How Professor Michel Michaelides is advancing the Retinal speciality of Inherited Retinal Disease (IRD)
Jane Olver: Are you training people now in your subspeciality of inherited retinal disease as it becomes a more commonly recognised problem and advances offer more treatment options?
Professor Michel Michaelides: Yeah. So I have five PhD students at the moment, and I am hoping I can impart at least to half of them the enthusiasm to make them want to become inherited retinal disease specialists.
Jane Olver: This must be part of your delegation because they must be involved with patients working with you as a team?
Professor Michel Michaelides: Absolutely and I am straying off the point maybe, but I see that the most significant legacy I could have would be to leave people that are better than me, so that would be great.
Jane Olver: Fantastic that would be great… but very difficult!
Professor Michel Michaelides: I think you know teaching and passing on one’s knowledge is very satisfying.
Jane Olver: Are these PhD students involved in your trials that you are doing?
Professor Michel Michaelides: Absolutely yes. So, they all are dedicated or attached to one particular clinical trial, so we are running four at the moment for inherited retinal disease, and we are aiming to run three more next year, so it is only going to get busier.
Jane Olver: That will be seven.
Professor Michel Michaelides: Yes.
Jane Olver: So you are going to get even more organised! At some stage, you are going to have to drop something. Is there room in your timetable to drop anything without interfering in your own life as well?
Professor Michel Michaelides: That’s a good question. I have got a lot better at guarding time to get away, and I find having time away actually makes you more efficient when you are working, so I am cautious to do that.

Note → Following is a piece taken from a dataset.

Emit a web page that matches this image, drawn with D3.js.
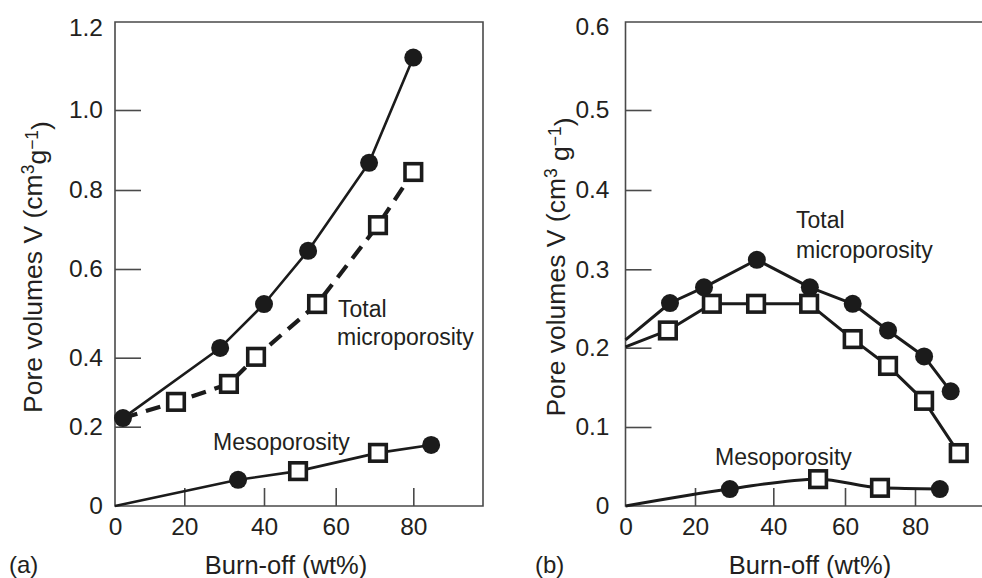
<!DOCTYPE html>
<html>
<head>
<meta charset="utf-8">
<script src="https://cdn.jsdelivr.net/npm/d3@7"></script>
<style>
  html, body { margin: 0; padding: 0; background: #fff; }
  svg { display: block; }
  text { font-family: "Liberation Sans", Arial, Helvetica, sans-serif; fill: #231f20; }
</style>
</head>
<body>
<svg id="chart" width="982" height="578"></svg>
<script>
// ---------------- DATA ----------------
// Panel (a)
const aXTicks = [0, 20, 40, 60, 80];
const aYTicks = [0, 0.2, 0.4, 0.6, 0.8, 1.0, 1.2];
const aTotalX = [2.3, 29.0, 40.0, 52.3, 68.6, 80.0];
const aTotalY = [0.225, 0.422, 0.521, 0.646, 0.868, 1.127];
const aTotalMarker = ["circle", "circle", "circle", "circle", "circle", "circle"];
const aMicroX = [2.3, 17.6, 31.2, 38.0, 54.8, 70.9, 80.0];
const aMicroY = [0.225, 0.272, 0.324, 0.402, 0.521, 0.711, 0.845];
const aMicroMarker = ["none", "square", "square", "square", "square", "square", "square"];
const aMesoX = [0, 33.5, 49.5, 70.9, 84.6];
const aMesoY = [0, 0.066, 0.088, 0.134, 0.154];
const aMesoMarker = ["none", "circle", "square", "square", "circle"];

// Panel (b)
const bXTicks = [0, 20, 40, 60, 80];
const bYTicks = [0, 0.1, 0.2, 0.3, 0.4, 0.5, 0.6];
const bTotalX = [0, 12.8, 22.3, 35.8, 50.2, 62.2, 72.3, 82.6, 90.2];
const bTotalY = [0.21, 0.257, 0.277, 0.312, 0.277, 0.256, 0.222, 0.189, 0.145];
const bTotalMarker = ["none", "circle", "circle", "circle", "circle", "circle", "circle", "circle", "circle"];
const bMicroX = [0, 12.2, 24.3, 35.6, 50.0, 62.2, 72.3, 82.6, 92.5];
const bMicroY = [0.201, 0.222, 0.256, 0.256, 0.256, 0.211, 0.177, 0.133, 0.067];
const bMicroMarker = ["none", "square", "square", "square", "square", "square", "square", "square", "square"];
const bMesoX = [0, 28.9, 52.5, 70.0, 87.1];
const bMesoY = [0, 0.0215, 0.034, 0.023, 0.0215];
const bMesoMarker = ["none", "circle", "square", "square", "circle"];

const xTitle = "Burn-off (wt%)";

// ---------------- DRAWING ----------------
const svg = d3.select("#chart");
const INK = "#1b1b1b";
const FONT = "Liberation Sans, Arial, sans-serif";

function zip(xs, ys, ms) { return xs.map((x, i) => ({x, y: ys[i], m: ms[i]})); }

function drawPanel(cfg) {
  const g = svg.append("g");
  // The printed axes are slightly non-uniform: map each tick to its printed position.
  const x = d3.scaleLinear().domain(cfg.xTicks).range(cfg.xRange);
  const y = d3.scaleLinear().domain(cfg.yTicks).range(cfg.yRange);

  // frame
  const fr = cfg.frame;
  g.append("path")
    .attr("d", cfg.closed
      ? `M${fr.l},${fr.t}H${fr.r}V${fr.b}H${fr.l}Z`
      : `M${fr.r},${fr.t}H${fr.l}V${fr.b}H${fr.r}`)
    .attr("fill", "none").attr("stroke", "#4a4a4a").attr("stroke-width", 1.6);

  // y axis (inward ticks)
  const yAx = g.append("g").attr("transform", `translate(${fr.l},0)`)
    .call(d3.axisLeft(y).tickValues(cfg.yTicks).tickSize(-26).tickPadding(cfg.yPad)
      .tickFormat(d => d === 0 ? "0" : d.toFixed(1)));
  yAx.select(".domain").remove();
  yAx.selectAll(".tick line").attr("stroke", "#4a4a4a").attr("stroke-width", 1.6)
    .filter(d => d === 0 || d === cfg.yTicks[cfg.yTicks.length - 1]).remove();
  yAx.selectAll(".tick text").attr("font-size", 24.5).attr("fill", "#231f20")
    .attr("font-family", FONT);

  // x axis (inward ticks)
  const xAx = g.append("g").attr("transform", `translate(0,${fr.b})`)
    .call(d3.axisBottom(x).tickValues(cfg.xTicks).tickSize(-18).tickPadding(11.5));
  xAx.select(".domain").remove();
  xAx.selectAll(".tick line").attr("stroke", "#4a4a4a").attr("stroke-width", 1.6)
    .filter(d => d === 0).remove();
  xAx.selectAll(".tick text").attr("font-size", 24.5).attr("fill", "#231f20")
    .attr("font-family", FONT);

  // series
  cfg.series.forEach(s => {
    const line = d3.line().x(d => x(d.x)).y(d => y(d.y)).curve(s.curve || d3.curveLinear);
    g.append("path").datum(s.data)
      .attr("d", line)
      .attr("fill", "none").attr("stroke", INK)
      .attr("stroke-width", s.width)
      .attr("stroke-dasharray", s.dash || null)
      .attr("stroke-linejoin", "round");
  });
  cfg.series.forEach(s => {
    g.selectAll(null).data(s.data.filter(d => d.m === "circle")).enter()
      .append("circle")
      .attr("cx", d => x(d.x)).attr("cy", d => y(d.y)).attr("r", 9)
      .attr("fill", INK);
    g.selectAll(null).data(s.data.filter(d => d.m === "square")).enter()
      .append("rect")
      .attr("x", d => x(d.x) - 8.3).attr("y", d => y(d.y) - 8.3)
      .attr("width", 16.6).attr("height", 16.6)
      .attr("fill", "#fff").attr("stroke", INK).attr("stroke-width", 3.6);
  });

  // annotations
  cfg.notes.forEach(n => {
    g.append("text").attr("x", n.x).attr("y", n.y).attr("font-size", 23)
      .text(n.text);
  });

  // x title
  g.append("text").attr("x", cfg.xTitleX).attr("y", 574).attr("text-anchor", "middle")
    .attr("font-size", 25.5).text(xTitle);

  // panel letter
  g.append("text").attr("x", cfg.letterX).attr("y", 573).attr("font-size", 24).text(cfg.letter);

  // y title with superscripts
  const yt = g.append("text")
    .attr("transform", `translate(${cfg.yTitleX},${cfg.yTitleY}) rotate(-90)`)
    .attr("text-anchor", "middle").attr("font-size", 26.5);
  yt.append("tspan").text("Pore volumes V (cm");
  yt.append("tspan").attr("dy", "-0.45em").attr("font-size", 17.5).text("3");
  yt.append("tspan").attr("dy", "0.45em").text(cfg.gap + "g");
  yt.append("tspan").attr("dy", "-0.45em").attr("font-size", 17.5).text("\u22121");
  yt.append("tspan").attr("dy", "0.45em").text(")");
}

drawPanel({
  xTicks: aXTicks, xRange: [115, 184.3, 264, 335.7, 413.3],
  yTicks: aYTicks, yRange: [506, 426.7, 357.7, 269, 190, 110, 27.5],
  frame: {l: 115, r: 483, t: 22, b: 506}, closed: true, yPad: 12,
  series: [
    {data: zip(aTotalX, aTotalY, aTotalMarker), width: 2.6},
    {data: zip(aMicroX, aMicroY, aMicroMarker), width: 4.2, dash: "15,9"},
    {data: zip(aMesoX, aMesoY, aMesoMarker), width: 2.6}
  ],
  notes: [
    {x: 338, y: 317, text: "Total"},
    {x: 337, y: 345, text: "microporosity"},
    {x: 213, y: 450, text: "Mesoporosity"}
  ],
  xTitleX: 286, letter: "(a)", letterX: 9,
  yTitleX: 42, yTitleY: 267, gap: ""
});

drawPanel({
  xTicks: bXTicks, xRange: [625.5, 695, 773.3, 845, 915],
  yTicks: bYTicks, yRange: [506, 427, 347.7, 269.3, 190, 110, 27],
  frame: {l: 625.5, r: 982, t: 22, b: 506}, closed: false, yPad: 16,
  series: [
    {data: zip(bTotalX, bTotalY, bTotalMarker), width: 3},
    {data: zip(bMicroX, bMicroY, bMicroMarker), width: 3},
    {data: zip(bMesoX, bMesoY, bMesoMarker), width: 3, curve: d3.curveMonotoneX}
  ],
  notes: [
    {x: 796, y: 228, text: "Total"},
    {x: 796, y: 258, text: "microporosity"},
    {x: 715, y: 465, text: "Mesoporosity"}
  ],
  xTitleX: 810, letter: "(b)", letterX: 535,
  yTitleX: 565, yTitleY: 267, gap: " "
});
</script>
</body>
</html>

Jane Olver: Recharges, doesn’t it?
Professor Michel Michaelides: Definitely. I am careful to do that. I think once you have established an infrastructure and you have got good people around you, you can do more. So the first two or three years from my appointment were particularly challenging because there was very little in place to really be able to ramp things up and now I feel that things are in place to actually be able to run several things all in one go. So I am hoping to keep on going.
Jane Olver: What about lecturing internationally? Is that increasing or is lecturing, I don’t want to say under control, let’s use the word stabilise.
Professor Michel Michaelides: You have a lot of experience in this area, so I think you get better at saying no. You get better at realising how much you can do without it negatively impacting upon everything else. And, you can do enough where it remains enjoyable and collaborative, and you meet new people and get new ideas. So yeah, I have got better at being more selective.